The First Noble Truth and Flight

To live is to know pain.  

This is the truth that the Buddha laid down as the unshakeable foundation of his teaching. 

We sometimes hear it as, "Life contains suffering." Or, "There is dissatisfaction." At times, the modern word "stress" is used. 

The word the Buddha used, in the ancient Pali language, is dukkha. It refers to the axle of a wheel that's set a little off. And so, the whole ride is bumpy, all the way along. 

The interesting (and wonderful) thing about the foundational teachings called The Four Noble Truths, beginning with this first one, is that each of them is not simply a philosophical statement - each is a training and a practice. 

The Buddha said that this simple truth is to be known. That is, when we suffer, we should notice that we are suffering, touch the pain with our awareness and dive fully into its waters with the naked body of our being, experiencing it with every atom of our existence. 

This man, Siddhartha Gautama, is kindly telling us, accross the field of time, "First, know what troubles you in its absolute entirety, with your body, with your heart and with your lungs, flying into the dark caves of your pain on the wings of the breath." 

But why would we want to do this? Who wants to suffer? Isn't the whole point to make the troubles go away? 

Each of us must investigate this teaching for ourselves. Across two and a half millennia, those who have tried sincerely, with patience and with effort, have found it to give life. They reported and report discovering that by training in this way, the suffering transforms into freedom, the way the clouded heavens transform into the sun and azure sky. 

Like a child that has scraped a knee and comes running for a  hug, suffering can be transformed if we acknowledge how much it hurts, and if we give it love and kindness, embrace it with our care and tenderness and warmth, experiencing it as we breathe in, and sending the pain itself compassion as we breathe out. 

If we learn how to suffer skillfully, the suffering will turn from ice to water and flow on. New experience will come to take its place. The crying child will smile and run to play again. 

Just as this holds true in ordinary states of consciousness, it holds true in the extra-ordinary realms. 

In fact, when we take flight on the wings of our plant allies, it is especially important to know how to suffer well. 

Some of what we see may terrify us. After all, they say that to connect to the ground of being and the source of all that's good, we must enter the light and the shadow fully. 

As we fly, we may be cleansed of our mistakes by being shown the nature of our errors and feeling fully all the pain they brought to others and ourselves. Our many wounds, known and unknown, may be healed by being deeply experienced in a way that felt too dangerous when they were handed out by life or when we, unknowingly, inflicted them upon ourselves. 

We may see how small we are in the grand order of the universe. We may see how small the universe is in the grand order of our hearts. The awe of both may terrify and make us quake and tremble. 

And so, we must breathe. And when difficulty comes, we must practice this First Noble Truth - life contains pain. The pain is to be known. 

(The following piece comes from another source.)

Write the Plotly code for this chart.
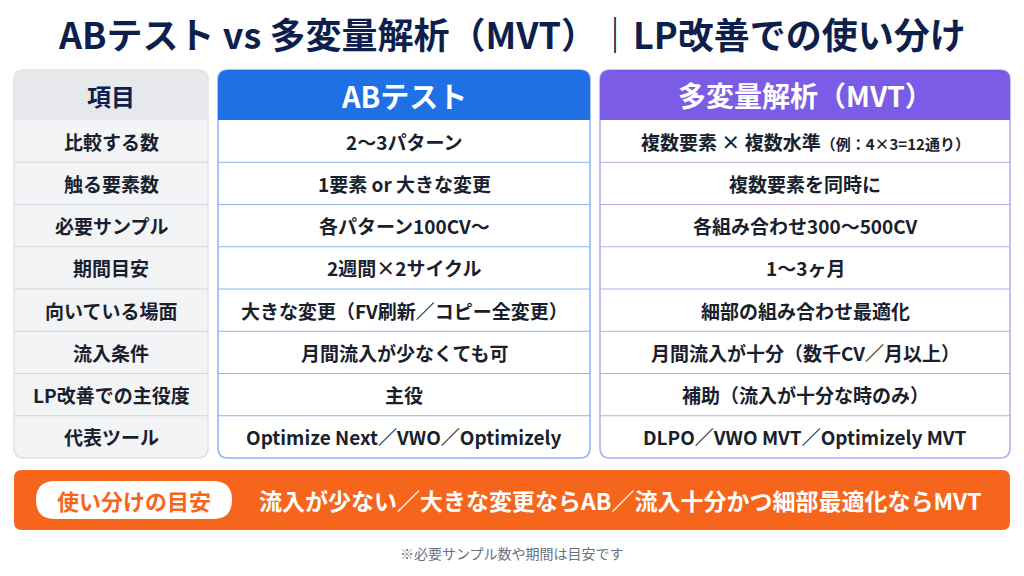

This training, and all the great teachings on it passed down from pumping heart to pumping heart across the generations, allows us to surrender to the great healing and inspiring power of nature itself, to her infinite wisdom, to her infinite ways of making the broken holy and whole and shining and complete. 

Let's study this noble truth. By honoring it, by surrendering completely, by breathing and caring and holding and rocking our sorrow within the strong arms of kindness and of love, we will be made free and grow strong and help our families and be there for our neighbors and plant good, sacred seeds into the sweet and holy earth to nourish and to feed everybody and to protect the many wondrous people who will be born when the amazing bodies we possess today are gone and are themselves turned into offerings to all that is forever. 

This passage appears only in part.